16 × 16 256 6 blocks 1536 / 1536 This reaches full thread occupancy in this example.
32 × 32 1024 1 block 1024 / 1536 The large block size limits how many blocks can fit on the SM.
The best block size depends on the hardware, register use, shared memory use, and the kernel's memory access pattern. Occupancy is useful, but it is not the only performance metric.
10 — Warp Divergence

Warps and Control Flow Divergence Mechanics

Linearization Layout Mapping Rules

CUDA can define blocks in 1D, 2D, or 3D, but the hardware still forms warps from a linear ordering of threads.

Warp Control Divergence

Threads in the same warp normally execute the same instruction together. If an if statement sends some threads down one branch and other threads down another branch, the warp diverges.

Key idea: divergence is a warp-level issue, not a block-level issue. A block can contain many warps, and only one of them might diverge.

Visual examples

Example 1: no divergence

All 32 threads in the warp make the same decision, so the warp stays fully parallel.

  • All threads take the same branch.
  • The warp executes one path.
  • No serialization happens.

Example 2: branch divergence

A condition such as if (threadIdx.x < 16) splits one warp into two different paths.

  • Threads 0 to 15 take one path.
  • Threads 16 to 31 take another path.
  • The warp must execute both paths one after the other.

Example 3: boundary divergence

This is the common case created by a boundary check such as if (i < n) in the final warp.

  • Only part of the warp is still inside the valid range.
  • Valid threads do work; the rest are inactive.
  • This usually affects only the last warp or last block.

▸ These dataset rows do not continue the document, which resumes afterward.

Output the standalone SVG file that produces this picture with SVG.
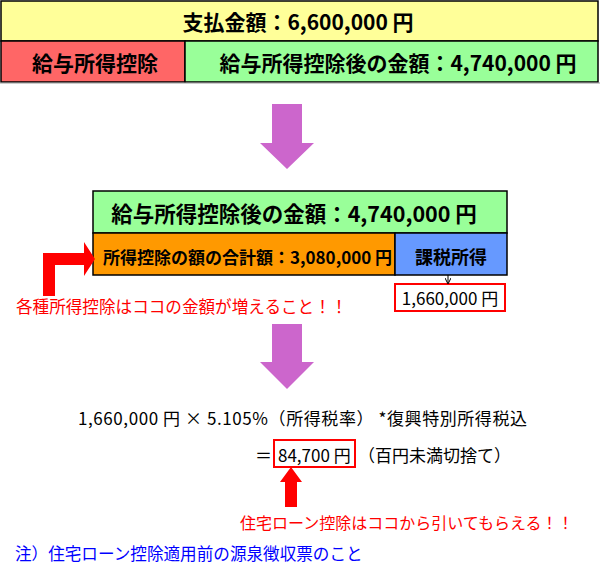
<svg xmlns="http://www.w3.org/2000/svg" width="600" height="566" viewBox="0 0 600 566">
<defs>
<style>
text{font-family:"Noto Sans CJK JP","Noto Sans",sans-serif;dominant-baseline:central}
.b{font-weight:bold;fill:#000}
.n{fill:#000}
.box{stroke:#000;stroke-width:1.5}
.red{fill:#FF0000}
.blue{fill:#0000FF}
</style>
<marker id="ah" markerWidth="6" markerHeight="6" refX="5" refY="3" orient="auto" markerUnits="userSpaceOnUse">
<path d="M0,0 L6,3 L0,6" fill="none" stroke="#000" stroke-width="1"/>
</marker>
</defs>
<rect width="600" height="566" fill="#fff"/>
<g id="payment">
<rect class="box" x="1" y="1" width="597" height="40" fill="#FFFF99"/>
<text class="b" x="298" y="21" font-size="21" text-anchor="middle">支払金額：6,600,000 円</text>
</g>
<g id="salary-deduction">
<rect class="box" x="1" y="41" width="184" height="41" fill="#FF6666"/>
<text class="b" x="95" y="62" font-size="21" text-anchor="middle">給与所得控除</text>
</g>
<g id="after-deduction-top">
<rect class="box" x="185" y="41" width="413" height="41" fill="#99FF99"/>
<text class="b" x="398" y="62" font-size="21" text-anchor="middle">給与所得控除後の金額：4,740,000 円</text>
</g>
<line x1="0" y1="83" x2="600" y2="83" stroke="#999" stroke-width="1"/>
<g id="after-deduction">
<rect class="box" x="93" y="191" width="414" height="42" fill="#99FF99"/>
<text class="b" x="294" y="212" font-size="21.5" text-anchor="middle">給与所得控除後の金額：4,740,000 円</text>
</g>
<g id="deduction-total">
<rect class="box" x="93" y="233" width="302" height="42" fill="#FF9900"/>
<text class="b" x="103" y="256" font-size="17">所得控除の額の合計額：3,080,000 円</text>
</g>
<g id="taxable-income">
<rect class="box" x="395" y="233" width="112" height="42" fill="#6699FF"/>
<text class="b" x="451" y="256" font-size="18" text-anchor="middle">課税所得</text>
</g>
<g id="taxable-amount">
<rect x="395" y="284" width="110" height="27" fill="#fff" stroke="#FF0000" stroke-width="2"/>
<text class="n" x="450" y="297" font-size="17" text-anchor="middle">1,660,000 円</text>
</g>
<g id="note-deductions">
<text class="red" x="16" y="306" font-size="16.6">各種所得控除はココの金額が増えること！！</text>
</g>
<g id="calculation">
<text class="n" x="78" y="417" font-size="17" textLength="449" lengthAdjust="spacing">1,660,000 円 × 5.105%（所得税率） *復興特別所得税込</text>
<text class="n" x="255" y="454" font-size="17">＝</text>
<rect x="274" y="440" width="81" height="27" fill="none" stroke="#FF0000" stroke-width="2"/>
<text class="n" x="278" y="454" font-size="17">84,700 円</text>
<text class="n" x="358" y="454" font-size="17">（百円未満切捨て）</text>
</g>
<g id="note-housing">
<text class="red" x="240" y="522" font-size="16">住宅ローン控除はココから引いてもらえる！！</text>
</g>
<g id="footnote">
<text class="blue" x="15" y="553" font-size="16.6">注）住宅ローン控除適用前の源泉徴収票のこと</text>
</g>
<g id="connectors">
<polygon points="272,104 302,104 302,143 314,143 287,169 260,143 272,143" fill="#CC66CC"/>
<polygon points="272,324 302,324 302,362 314,362 287,389 260,362 272,362" fill="#CC66CC"/>
<polygon points="43,296 43,253 84,253 84,242 95,259 84,276 84,265 55,265 55,296" fill="#FF0000"/>
<polygon points="291,467 302,482 297,482 297,507 285,507 285,482 280,482" fill="#FF0000"/>
<line x1="448" y1="275" x2="448" y2="283" stroke="#000" stroke-width="1" marker-end="url(#ah)"/>
</g>
</svg>
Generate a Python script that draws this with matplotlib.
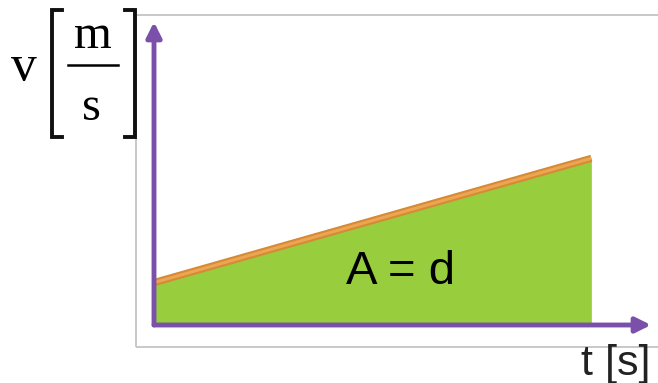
import matplotlib
matplotlib.use("Agg")
import matplotlib.pyplot as plt
from matplotlib.lines import Line2D
from matplotlib.patches import Rectangle

# velocity grows linearly with time; the shaded area is the distance
t = [0.0, 8.8]
v = [1.4, 5.5]
t_max = 10.0
v_max = 10.0

W, H = 658, 383
fig = plt.figure(figsize=(W / 100, H / 100), dpi=100)


def fx(px):
    return px / W


def fy(py):
    return 1 - py / H


# light grey frame behind everything
fig.patches.append(Rectangle((fx(136), fy(347)), fx(530), (347 - 15) / H,
                             transform=fig.transFigure, fill=False,
                             edgecolor="#c4c4c4", lw=1.3, zorder=0))

ax = fig.add_axes([fx(154), fy(325), fx(651 - 154), (325 - 22) / H])
ax.set_xlim(0, t_max)
ax.set_ylim(0, v_max)
ax.axis("off")

ax.fill_between(t, 0, v, color="#98cd3e", lw=0, zorder=1)
ax.plot(t, v, color="#d58a35", lw=5.2, solid_capstyle="butt", zorder=2)
ax.plot(t, v, color="#eda551", lw=2.2, solid_capstyle="butt", zorder=2)

arrow = dict(arrowstyle="-|>,head_length=0.9,head_width=0.45", color="#7a50aa",
             lw=3.5, shrinkA=0, shrinkB=0)
ax.annotate("", xy=(1.0, 0), xytext=(0, 0), xycoords="axes fraction",
            arrowprops=arrow, zorder=3)
ax.annotate("", xy=(0, 1.0), xytext=(0, 0), xycoords="axes fraction",
            arrowprops=arrow, zorder=3)

ax.text(4.95, 1.35, "A = d", fontsize=34, family="Liberation Sans",
        ha="center", va="baseline", zorder=4)

fig.text(fx(616), fy(375), "t [s]", fontsize=31, family="Liberation Sans",
         ha="center", va="baseline", color="#222222")

# v [m/s] label with a stacked fraction and drawn brackets
serif = "Liberation Serif"
fig.text(fx(24), fy(80), "v", fontsize=37, family=serif, ha="center", va="baseline")
fig.text(fx(93), fy(48), "m", fontsize=35, family=serif, ha="center", va="baseline")
fig.text(fx(91), fy(120), "s", fontsize=35, family=serif, ha="center", va="baseline")
fig.lines.append(Line2D([fx(68), fx(118)], [fy(65), fy(65)],
                        transform=fig.transFigure, color="black", lw=1.8))
fig.lines.append(Line2D([fx(62), fx(52), fx(52), fx(62)],
                        [fy(10), fy(10), fy(137), fy(137)],
                        transform=fig.transFigure, color="#111111", lw=2.8,
                        solid_joinstyle="miter"))
fig.lines.append(Line2D([fx(125), fx(135), fx(135), fx(125)],
                        [fy(10), fy(10), fy(137), fy(137)],
                        transform=fig.transFigure, color="#111111", lw=2.8,
                        solid_joinstyle="miter"))

fig.savefig("out.png", dpi=100)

Quantifying the boundary check performance penalty

Consider a 1D vector addition kernel processing n = 1000 elements using 256 threads per block:

__global__ void vecAddKernel(float* A, float* B, float* C, int n) {
    int i = threadIdx.x + blockDim.x * blockIdx.x;
    if (i < n) {
        C[i] = A[i] + B[i];
    }
}

The launch needs four blocks:

ceil(1000 / 256) = 4 blocks

1,000-element boundary example

256 threads per block → 8 warps per block → 32 warps total

The visual below shows four blocks. Blocks 0, 1, and 2 are fully valid. In block 3, only the final warp diverges.

Block size
256 threads
Warps per block
8 warps
Total warps
32 warps
Divergent warps
1 warp
  • Blocks 0, 1, and 2: These cover global thread indices 0 through 767. All threads are inside the array bounds, so no boundary divergence occurs.
  • Block 3: This covers global thread indices 768 through 1023.
  • Warps 0 through 6 in block 3: These cover indices 768 through 991. All are valid, so they do not diverge.
  • Warp 7 in block 3: This covers indices 992 through 1023. Threads 992 through 999 are valid, but threads 1000 through 1023 are out of bounds.

Conclusion: Only one warp out of 32 total warps diverges. The other 31 warps execute normally. This is why simple boundary checks are usually acceptable, especially when only the final block is partially outside the data range.